His greatest institutional influence came after the war. Returning as Chief of the Air Staff in 1919, he remained in post until 1930. He played a central role in securing the Royal Air Force‘s status as an independent service at a time when its continued existence was not guaranteed. He shaped officer training, command structures and service identity, while also arguing for the importance of strategic bombing and for the use of air power in imperial policing.
That legacy was consequential but not uncomplicated. Trenchard’s advocacy of an independent air arm helped preserve the RAF and gave Britain a coherent air service between the wars. At the same time, later historians have debated both the moral implications and the practical assumptions underlying the bomber doctrine and air-control policies associated with his period of influence, particularly in relation to imperial operations such as those in Iraq.
Trenchard retired from the RAF in 1930, having become one of the most powerful figures in British military administration. He later served as Commissioner of the Metropolitan Police, a role that showed how far his public standing extended beyond the armed services. In later life, he remained closely associated with the RAF as one of its elder statesmen and symbolic founders.
He died in London on 10 February 1956. His ashes were buried in the RAF Chapel at Westminster Abbey, an indication of the place he had come to occupy in the service’s historical memory.
Hugh Trenchard is remembered above all as the leading architect of RAF independence and one of the principal founders of British air power as an institution. He was not chiefly significant for personal combat achievement, but for helping define how air forces would be organised, led and defended within the state.
The description of Trenchard as the father of the RAF remains widely used and broadly justified, though it can oversimplify a more collective and contested history that also involved other military and political figures. Even so, his influence on command culture, inter-war doctrine and the survival of the independent air service was profound. Few individuals did more to shape the form the RAF took in its first generation.

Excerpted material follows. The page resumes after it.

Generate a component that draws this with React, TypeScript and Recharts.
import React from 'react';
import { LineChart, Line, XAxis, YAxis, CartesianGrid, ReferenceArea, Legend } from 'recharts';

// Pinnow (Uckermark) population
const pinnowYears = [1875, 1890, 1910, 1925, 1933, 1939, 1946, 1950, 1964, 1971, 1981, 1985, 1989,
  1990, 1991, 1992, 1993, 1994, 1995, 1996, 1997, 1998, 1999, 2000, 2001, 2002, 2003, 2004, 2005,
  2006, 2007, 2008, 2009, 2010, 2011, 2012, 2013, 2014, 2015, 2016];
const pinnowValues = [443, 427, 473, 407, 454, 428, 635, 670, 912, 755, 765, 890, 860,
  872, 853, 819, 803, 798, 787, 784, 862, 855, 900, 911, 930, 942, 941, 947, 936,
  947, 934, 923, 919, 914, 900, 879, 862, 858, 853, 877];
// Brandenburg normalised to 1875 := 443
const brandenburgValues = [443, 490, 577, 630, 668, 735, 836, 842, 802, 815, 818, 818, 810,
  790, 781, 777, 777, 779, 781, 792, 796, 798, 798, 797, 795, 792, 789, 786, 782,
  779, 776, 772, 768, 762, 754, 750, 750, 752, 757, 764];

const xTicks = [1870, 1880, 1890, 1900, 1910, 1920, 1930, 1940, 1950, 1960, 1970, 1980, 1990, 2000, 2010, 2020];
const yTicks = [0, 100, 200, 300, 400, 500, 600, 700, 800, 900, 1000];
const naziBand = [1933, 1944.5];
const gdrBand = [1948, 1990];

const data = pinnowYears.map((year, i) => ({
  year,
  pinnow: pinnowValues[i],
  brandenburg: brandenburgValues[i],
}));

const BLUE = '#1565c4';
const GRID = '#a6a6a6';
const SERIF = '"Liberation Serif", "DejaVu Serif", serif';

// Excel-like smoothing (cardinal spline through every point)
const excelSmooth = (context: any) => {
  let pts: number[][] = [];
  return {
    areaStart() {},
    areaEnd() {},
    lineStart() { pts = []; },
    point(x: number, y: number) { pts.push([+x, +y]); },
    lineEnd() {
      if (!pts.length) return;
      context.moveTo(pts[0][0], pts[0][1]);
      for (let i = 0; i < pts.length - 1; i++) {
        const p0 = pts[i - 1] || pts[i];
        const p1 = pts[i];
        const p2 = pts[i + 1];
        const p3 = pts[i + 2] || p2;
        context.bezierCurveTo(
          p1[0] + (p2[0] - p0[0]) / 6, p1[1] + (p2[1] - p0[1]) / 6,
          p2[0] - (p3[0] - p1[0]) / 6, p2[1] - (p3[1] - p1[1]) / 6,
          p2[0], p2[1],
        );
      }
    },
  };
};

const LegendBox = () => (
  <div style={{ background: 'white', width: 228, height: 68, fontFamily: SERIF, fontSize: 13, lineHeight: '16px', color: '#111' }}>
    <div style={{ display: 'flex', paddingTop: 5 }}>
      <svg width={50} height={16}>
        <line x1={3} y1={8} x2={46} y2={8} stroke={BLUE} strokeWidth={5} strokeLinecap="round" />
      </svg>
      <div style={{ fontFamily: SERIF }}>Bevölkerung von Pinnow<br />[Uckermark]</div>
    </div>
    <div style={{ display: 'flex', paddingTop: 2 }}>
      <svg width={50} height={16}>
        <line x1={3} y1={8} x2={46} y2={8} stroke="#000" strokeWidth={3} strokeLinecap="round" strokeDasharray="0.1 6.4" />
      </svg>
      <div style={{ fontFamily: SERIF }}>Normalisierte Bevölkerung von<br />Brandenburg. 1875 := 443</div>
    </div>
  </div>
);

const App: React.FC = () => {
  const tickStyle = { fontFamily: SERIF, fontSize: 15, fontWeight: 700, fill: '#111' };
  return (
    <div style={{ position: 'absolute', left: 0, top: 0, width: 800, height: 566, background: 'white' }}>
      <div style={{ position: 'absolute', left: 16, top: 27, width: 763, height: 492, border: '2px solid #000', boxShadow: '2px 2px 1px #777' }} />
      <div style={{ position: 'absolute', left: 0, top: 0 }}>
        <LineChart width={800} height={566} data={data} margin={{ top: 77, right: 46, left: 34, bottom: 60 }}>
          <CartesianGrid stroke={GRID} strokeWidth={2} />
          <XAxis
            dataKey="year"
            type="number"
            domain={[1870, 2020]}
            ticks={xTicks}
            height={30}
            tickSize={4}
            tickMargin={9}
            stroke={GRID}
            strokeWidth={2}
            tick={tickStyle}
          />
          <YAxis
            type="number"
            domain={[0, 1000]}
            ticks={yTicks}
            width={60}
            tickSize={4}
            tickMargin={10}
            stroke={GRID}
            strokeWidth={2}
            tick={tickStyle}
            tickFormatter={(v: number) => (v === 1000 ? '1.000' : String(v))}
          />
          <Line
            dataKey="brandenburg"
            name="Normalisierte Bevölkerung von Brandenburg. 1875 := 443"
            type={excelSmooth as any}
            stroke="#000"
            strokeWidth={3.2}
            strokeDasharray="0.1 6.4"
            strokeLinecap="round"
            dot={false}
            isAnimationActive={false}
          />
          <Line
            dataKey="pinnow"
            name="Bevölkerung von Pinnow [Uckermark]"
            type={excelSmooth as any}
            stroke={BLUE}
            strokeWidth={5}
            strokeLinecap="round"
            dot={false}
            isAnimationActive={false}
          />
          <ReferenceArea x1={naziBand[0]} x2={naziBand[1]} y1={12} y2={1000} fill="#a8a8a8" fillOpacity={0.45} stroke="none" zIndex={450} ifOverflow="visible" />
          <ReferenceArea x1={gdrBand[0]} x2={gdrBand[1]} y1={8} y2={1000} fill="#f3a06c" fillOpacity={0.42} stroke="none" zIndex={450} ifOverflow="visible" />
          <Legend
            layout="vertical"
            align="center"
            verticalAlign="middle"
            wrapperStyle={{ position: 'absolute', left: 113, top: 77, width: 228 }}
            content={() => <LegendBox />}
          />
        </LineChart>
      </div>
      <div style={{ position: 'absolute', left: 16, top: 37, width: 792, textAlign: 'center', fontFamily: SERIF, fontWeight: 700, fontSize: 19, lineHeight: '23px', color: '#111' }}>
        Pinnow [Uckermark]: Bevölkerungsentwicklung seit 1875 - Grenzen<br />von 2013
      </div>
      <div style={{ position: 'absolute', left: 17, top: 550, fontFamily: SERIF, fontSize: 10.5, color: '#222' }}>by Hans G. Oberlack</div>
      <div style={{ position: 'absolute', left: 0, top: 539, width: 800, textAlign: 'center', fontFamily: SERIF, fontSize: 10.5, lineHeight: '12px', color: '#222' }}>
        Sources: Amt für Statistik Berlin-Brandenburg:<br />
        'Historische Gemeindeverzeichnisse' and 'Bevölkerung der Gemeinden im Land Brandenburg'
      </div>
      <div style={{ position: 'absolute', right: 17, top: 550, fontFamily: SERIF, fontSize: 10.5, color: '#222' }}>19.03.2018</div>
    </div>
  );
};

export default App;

| Dates | Role | Unit | Aircraft |
|---|---|---|---|
| 1893-1912 | Infantry officer | Royal Scots Fusiliers and British Army service in India, South Africa and Nigeria | |
| 1912-1914 | Pilot and instructor | Central Flying School and the Royal Flying Corps | Qualified as a military aviator in the pre-war air service |
| 1915-1917 | Commander | Royal Flying Corps in France | Directed rapid expansion and offensive air operations on the Western Front |
| 1918 | Chief of the Air Staff; Commander | Air Ministry; Independent Air Force | Led the new air service briefly, then commanded Britain's independent bombing force |
| 1919-1930 | Chief of the Air Staff | Royal Air Force | Secured RAF independence and shaped inter-war doctrine, organisation and training |
| 1931-1935 | Commissioner | Metropolitan Police | Senior public appointment after retirement from the RAF |
Trenchard is chiefly remembered as the father of the Royal Air Force, a reputation rooted less in personal flying achievement than in institution-building, command and political persistence. His standing rests on preserving the RAF as an independent service and shaping its inter-war identity, but his association with strategic bombing doctrine and imperial air control also makes his legacy a subject of continuing historical debate.